I mostly agree with you, Rob, save for one critical point:
"The cosmos can thus 'predict' the future, by simply becoming the future, but only in 'real-time'."
If general relativity is true, there is no physically real time, just physically real spacetime. Joy's earlier work, "Absolute being vs. relative becoming" addresses that issue of dynamics and continuity.
"The prediction of the event and the event are one and the same thing. So future prediction of the entire cosmos is not possible."
Right. All physics is local, as Einstein put it.
"Only a tiny subset of all the events occurring in the cosmos can ever be predicted, namely, those events and phenomenon, which are nearly devoid of all information. Because these alone are able to have all the necessary initial conditions stored in a memory. That tiny subset is the sole subject matter of physics."
A measurement function continuous from the initial condition, as Joy's framework allows, applies to *all* initial conditions. The framework is complete both mathematically and physically. Nature makes no distinction between past and future events, only locally real choices of topological orientation. The choice function contains all information of events subsequent to the initial condition -- the difference between Bell's choice and nature's choice, however, is that Bell-Aspect results are linear and discontinuous; Joy's results are nonlinear and continuous. The former is probabilistic, the latter is deterministic. "The experiment not done" is metaphysically real, not probabilistically unknown.

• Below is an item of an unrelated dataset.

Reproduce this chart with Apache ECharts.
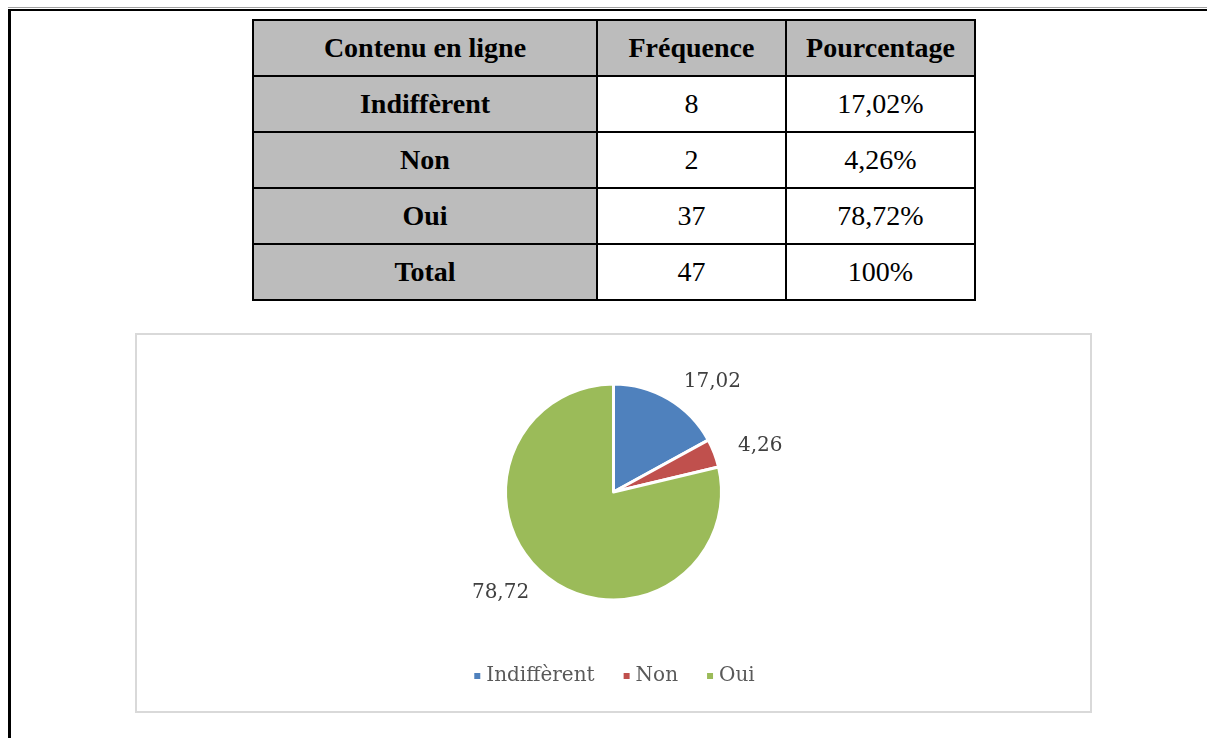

" ... Joy has missed a much more fundamental problem with Bell's Theorem - the is no evidence that the correlations between components are in fact 'between components', since there is no evidence for multiple components."
Yes, he says that -- a simply connected space admits correlations continuous from the initial condition, while the multiply connected spaces of conventional quantum mechanics admits only one correlation "at a time" (i.e., for each throw of the dice).
"I pointed this out to Joy, during the 2012 essay contest, but he did not understand its significance. I referred him to the statement in Bernard d'Espagnat's Nov., 1979 Scientific American article, which is the central problem:
"'These conclusions require a subtle but important extension of the meaning assigned to a notation... it is converted by this argument into an attribute of the particle itself.'
"And if you buy that, then you should have no problem buying into the ancient idea that the color of an apple is solely an attribute of the apple itself."
It is, yet only in the sense that the apple absorbs the colors of the spectrum except the one reflected. In terms of Bell's theorem, this would amount to all possible colors being in superposition, and the color of the apple as observed being real. Joy's framework, however, contains no probability, no superposition, no nonlocality.
"The spin or polarization of a particle is no more an attribute of the particle itself, than the 'heads' or 'tails' of a coin is solely an attribute of the coin."
I think Joy's measurement framework agrees with you. Because the framework is classical and nonlinear, the randomness of a coin-toss probability is not the physically real measurement result -- the physically real measurement result is, as he has always said, the correlation of quantum measurements exactly as predicted by E(a,b) = - a.b which is what Bell-Aspect results claim is impossible.
"Irregardless of what Joy can prove about the nature of the correlations, the entire argument rests on that 'subtle' extension being true. But it is almost certainly false."
That extension is based on belief in superposition. There is no superposition in Joy's framework.